Have you ever walked down the street and had to stop and do a double-take because you think you know someone who just walked past you? Or maybe you spend hours looking at the clouds, recognising the familiar shapes of dragons, unicorns and chocolate bars?
We are constantly filtering for that which is familiar. You probably have ‘your’ seat in the lounge, ‘your’ route to work or home, ‘your’ coffee cup, the list is possibly longer or shorter and different for everyone, but I’m confident it’s there!
When you go to the cinema and arrive too late to select your preferred viewing position, do you feel that the movie isn’t quite as enjoyable as you keep glancing to the place where you would have ideally been sitting?
These are example of the things we do to comfort ourselves, to feel in control and safe… we look for what’s familiar!
It’s why the camouflage worn by the armed forces works, because it breaks up the familiar shapes of body and facial features, so we struggle to find the easily recognisable shapes. But this isn’t always beneficial..
It can be the reason that some people will stay in a job they hate, that causes so much stress that their health suffers, BUT… at least they know the job, they know what to expect and they know how to deal with the stress, however ineffectively. People will stay in a relationship they know is no good for them, but at least they have a roof over their head, and someone to share their life with, however unbearable. And what about the ones that do get out, they choose a similar job, or end up in a similar relationship. Why? …because they seek what is familiar because it offers some degree of comfort. Now this isn’t the case for everyone, but how many times has one of your friends said something like, “I just keep picking the wrong type of guy”, or “my new boss is even worse than the last one”?
The fear of the unknown can be a very significant factor in the decisions we make, and yet at some level, even when we know that the familiar is the problem, the unknown can still hold more fear than the known. In many cases it’s only when the pain/stress/discomfort of our current situation outweighs our fear of the unknown that we take action. And yet once we accept that we are not afraid of what we think we are afraid of, but rather we are afraid of what we think, we are set free from the fear of the unknown and find the power to create the future we desire, rather than one that simply reflects the past.

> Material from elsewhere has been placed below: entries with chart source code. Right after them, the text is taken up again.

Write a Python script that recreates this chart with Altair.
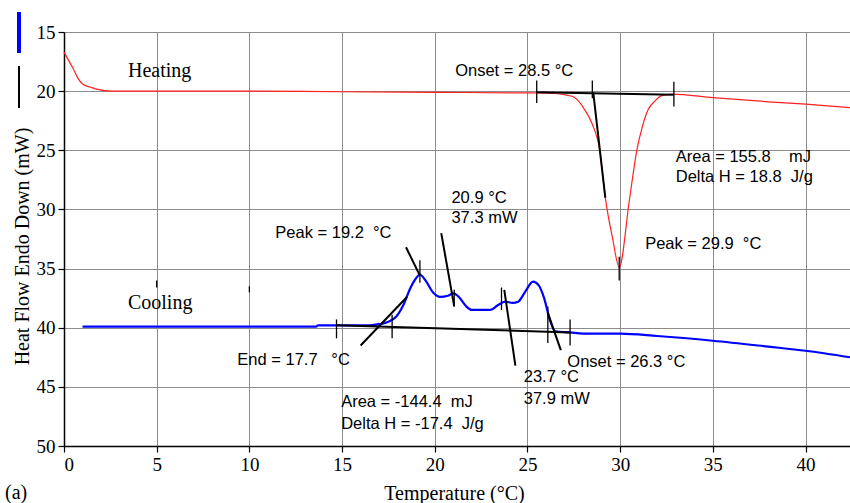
import altair as alt
import pandas as pd

NB = "\u00a0"

# Heating curve (red)
heat_x = [0, 0.25, 0.5, 0.75, 1.0, 1.5, 2.2, 3, 5, 10, 15, 20, 25, 26.5, 27.0, 27.5, 28.1, 28.5,
          28.9, 29.2, 29.6, 29.95, 30.5, 30.9, 31.2, 31.5, 31.9, 32.2, 32.8, 35, 38, 40, 42.4]
heat_y = [16.7, 17.4, 18.1, 18.9, 19.4, 19.7, 19.95, 20.0, 20.0, 20.0, 20.05, 20.1, 20.15, 20.2,
          20.3, 20.5, 21.6, 22.8, 25.0, 29.0, 32.5, 34.9, 29.2, 25.0, 23.0, 21.6, 20.8, 20.4, 20.25,
          20.55, 20.9, 21.1, 21.4]

# Cooling curve (blue)
cool_x = [1, 5, 10, 13.6, 13.7, 16.5, 17.0, 17.5, 17.9, 18.3, 18.7, 19.0, 19.2, 19.5, 19.9, 20.3,
          20.7, 21.0, 21.3, 21.7, 22.0, 22.5, 23.0, 23.4, 23.8, 24.2, 24.5, 24.9, 25.3, 25.6, 25.9,
          26.2, 26.5, 27.3, 28, 30, 32, 35, 38, 40, 42.4]
cool_y = [39.9, 39.9, 39.9, 39.9, 39.8, 39.8, 39.7, 39.5, 39.1, 38.1, 36.6, 35.8, 35.5, 36.0, 37.0,
          37.4, 37.3, 37.1, 37.4, 38.2, 38.5, 38.5, 38.5, 38.1, 37.8, 37.9, 37.8, 36.9, 36.1, 36.4,
          37.5, 39.3, 40.3, 40.4, 40.5, 40.5, 40.7, 41.1, 41.6, 41.95, 42.5]

# Baselines and tangent lines (black)
line_x1 = [25.5, 28.55, 14.7, 16.0, 18.45, 20.35, 23.75, 26.1]
line_y1 = [20.1, 20.1, 39.8, 41.5, 33.2, 32.0, 36.8, 38.75]
line_x2 = [32.9, 29.2, 27.3, 18.5, 19.2, 21.05, 24.35, 26.8]
line_y2 = [20.3, 29.0, 40.4, 37.4, 35.6, 38.2, 43.2, 41.9]

# Small vertical marker ticks (black)
tick_x = [25.5, 28.5, 32.9, 29.95, 14.7, 17.7, 19.2, 21.05, 23.6, 26.1, 27.3, 5.0, 10.0]
tick_y1 = [19.1, 19.1, 19.2, 34.0, 39.3, 38.9, 34.3, 36.8, 36.6, 38.2, 39.3, 36.0, 36.5]
tick_y2 = [21.0, 20.6, 21.3, 36.0, 40.9, 40.9, 36.2, 38.2, 38.5, 41.3, 41.5, 36.6, 37.0]

# Annotation texts (sans)
ann_text = ["Onset = 28.5 °C", "Area = 155.8" + NB * 4 + "mJ", "Delta H = 18.8" + NB * 2 + "J/g",
            "Peak = 29.9" + NB * 2 + "°C", "20.9 °C", "37.3 mW", "Peak = 19.2" + NB * 2 + "°C",
            "End = 17.7" + NB * 3 + "°C", "Onset = 26.3 °C", "23.7 °C", "37.9 mW",
            "Area = -144.4" + NB * 2 + "mJ", "Delta H = -17.4" + NB * 2 + "J/g"]
ann_x = [21.1, 33.0, 33.0, 31.35, 20.9, 20.9, 11.4, 9.35, 27.15, 24.8, 24.8, 14.95, 14.95]
ann_y = [18.3, 25.6, 27.3, 32.9, 29.0, 30.7, 32.0, 42.7, 42.9, 44.2, 46.0, 46.3, 48.1]

# Curve labels (serif)
lab_text = ["Heating", "Cooling"]
lab_x = [3.45, 3.45]
lab_y = [18.3, 37.9]

x_ticks = [0, 5, 10, 15, 20, 25, 30, 35, 40]
y_ticks = [15, 20, 25, 30, 35, 40, 45, 50]

SERIF = "Liberation Serif"
SANS = "Liberation Sans"

heat_df = pd.DataFrame({"x": heat_x, "y": heat_y})
cool_df = pd.DataFrame({"x": cool_x, "y": cool_y})
line_df = pd.DataFrame({"x": line_x1, "y": line_y1, "x2": line_x2, "y2": line_y2})
tick_df = pd.DataFrame({"x": tick_x, "y": tick_y1, "y2": tick_y2})
ann_df = pd.DataFrame({"x": ann_x, "y": ann_y, "t": ann_text})
lab_df = pd.DataFrame({"x": lab_x, "y": lab_y, "t": lab_text})

X = alt.X("x:Q",
          scale=alt.Scale(domain=[0, 42.4], nice=False, zero=False),
          axis=alt.Axis(values=x_ticks, title="Temperature (°C)", titleX=390, titleY=47,
                        titleAlign="center", titleBaseline="middle"))
Y = alt.Y("y:Q",
          scale=alt.Scale(domain=[15, 50], reverse=True, nice=False, zero=False),
          axis=alt.Axis(values=y_ticks, title="Heat Flow Endo Down (mW)", titleX=-42, titleY=214,
                        titleAngle=270, titleAlign="center", titleBaseline="middle"))

heat = alt.Chart(heat_df).mark_line(color="#ff2020", strokeWidth=1.2, interpolate="monotone").encode(x=X, y=Y)
cool = alt.Chart(cool_df).mark_line(color="#0000ff", strokeWidth=2.2, interpolate="monotone").encode(x=X, y=Y)
lines = alt.Chart(line_df).mark_rule(color="black", strokeWidth=2).encode(x=X, y=Y, x2="x2:Q", y2="y2:Q")
ticks = alt.Chart(tick_df).mark_rule(color="black", strokeWidth=1.3).encode(x=X, y=Y, y2="y2:Q")
ann = alt.Chart(ann_df).mark_text(align="left", baseline="middle", font=SANS, fontSize=16.5,
                                  color="black").encode(x=X, y=Y, text="t:N")
labs = alt.Chart(lab_df).mark_text(align="left", baseline="middle", font=SERIF, fontSize=20,
                                   color="black").encode(x=X, y=Y, text="t:N")

blue_mark = alt.Chart(heat_df).mark_rule(color="#0000ff", strokeWidth=3).encode(
    x=alt.value(-45), y=alt.value(-20), y2=alt.value(21))
black_mark = alt.Chart(heat_df).mark_rule(color="black", strokeWidth=2).encode(
    x=alt.value(-45), y=alt.value(34), y2=alt.value(76))
panel_label = alt.Chart(pd.DataFrame({"t": ["(a)"]})).mark_text(
    align="left", baseline="middle", font=SERIF, fontSize=20, color="black").encode(
    x=alt.value(-59), y=alt.value(461), text="t:N")

chart = alt.layer(heat, cool, lines, ticks, ann, labs, blue_mark, black_mark, panel_label).properties(
    width=786, height=414,
    autosize=alt.AutoSizeParams(type="none"),
    padding={"left": 64, "top": 32, "right": 0, "bottom": 57},
    background="white",
).configure_view(stroke=None).configure_axis(
    gridColor="#8c8c8c", gridWidth=1, gridOpacity=1,
    domainColor="black", domainWidth=1.5, tickColor="black", tickSize=6, tickWidth=1.2,
    labelFont=SERIF, labelFontSize=19, labelColor="black", labelPadding=3,
    titleFont=SERIF, titleFontSize=20, titleFontWeight="normal", titleColor="black",
)

chart.save("out.html", embed_options={"renderer": "svg", "actions": False})
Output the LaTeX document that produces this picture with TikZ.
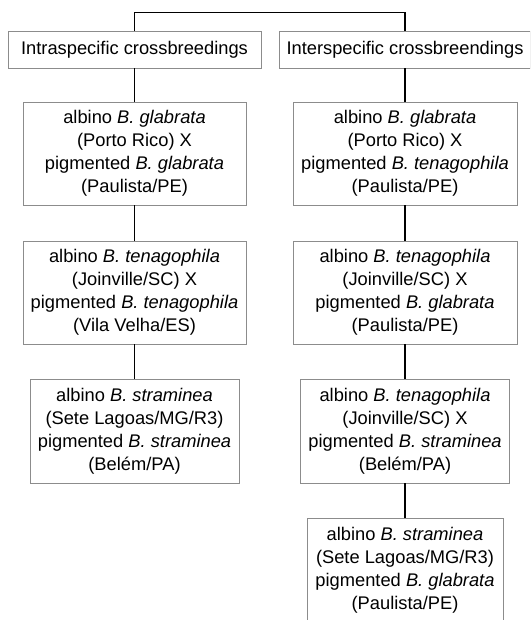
\documentclass[tikz,border=0pt]{standalone}
\usepackage{fontspec}
\setmainfont{Liberation Sans}
\usetikzlibrary{positioning}

\begin{document}
\begin{tikzpicture}[x=1pt,y=-1pt,
    box/.style={draw=black!45,line width=0.9pt,inner sep=0pt,align=center,
      font=\fontsize{18.3}{23}\selectfont},
    link/.style={draw=black,line width=1.3pt}]
    % page frame, the last box runs off the bottom
    \useasboundingbox (0,0) rectangle (530,620);
    \clip (0,0) rectangle (530,620);

    % headers
    \node[box,minimum width=253pt,minimum height=37pt] (intra) at (134.5,49.5) {Intraspecific crossbreedings};
    \node[box,minimum width=251pt,minimum height=37pt] (inter) at (405,49.5) {Interspecific crossbreendings};

    % intraspecific column
    \node[box,minimum width=223pt,minimum height=103pt] (a1) at (134.5,153.5)
        {albino \textit{B. glabrata}\\(Porto Rico) X\\pigmented \textit{B. glabrata}\\(Paulista/PE)};
    \node[box,minimum width=223pt,minimum height=103pt] (a2) at (134.5,292.5)
        {albino \textit{B. tenagophila}\\(Joinville/SC) X\\pigmented \textit{B. tenagophila}\\(Vila Velha/ES)};
    \node[box,minimum width=209pt,minimum height=104pt] (a3) at (134.5,431)
        {albino \textit{B. straminea}\\(Sete Lagoas/MG/R3)\\pigmented \textit{B. straminea}\\(Belém/PA)};

    % interspecific column
    \node[box,minimum width=224pt,minimum height=103pt] (b1) at (405,153.5)
        {albino \textit{B. glabrata}\\(Porto Rico) X\\pigmented \textit{B. tenagophila}\\(Paulista/PE)};
    \node[box,minimum width=224pt,minimum height=103pt] (b2) at (405,292.5)
        {albino \textit{B. tenagophila}\\(Joinville/SC) X\\pigmented \textit{B. glabrata}\\(Paulista/PE)};
    \node[box,minimum width=209pt,minimum height=104pt] (b3) at (405,431)
        {albino \textit{B. tenagophila}\\(Joinville/SC) X\\pigmented \textit{B. straminea}\\(Belém/PA)};
    \node[box,minimum width=196pt,minimum height=104pt] (b4) at (405,570)
        {albino \textit{B. straminea}\\(Sete Lagoas/MG/R3)\\pigmented \textit{B. glabrata}\\(Paulista/PE)};

    % connectors
    \draw[link] (intra.north) -- ++(0,-18) -| (inter.north);
    \draw[link] (intra.south) -- (a1.north);
    \draw[link] (a1.south) -- (a2.north);
    \draw[link] (a2.south) -- (a3.north);
    \draw[link] (inter.south) -- (b1.north);
    \draw[link] (b1.south) -- (b2.north);
    \draw[link] (b2.south) -- (b3.north);
    \draw[link] (b3.south) -- (b4.north);
\end{tikzpicture}
\end{document}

When we let go of the ‘but what if’s…’ and grant ourselves the freedom to see the lessons in every experience, whether we are learning to feel more joy, or learning that we are more resilient than you would have believed, then you will find yourself living more ‘in the moment’, and less in the past (regret) or the future (stress).
Many people will make their own lives more difficult through their own thinking, when life can be relatively easy… if you just let it!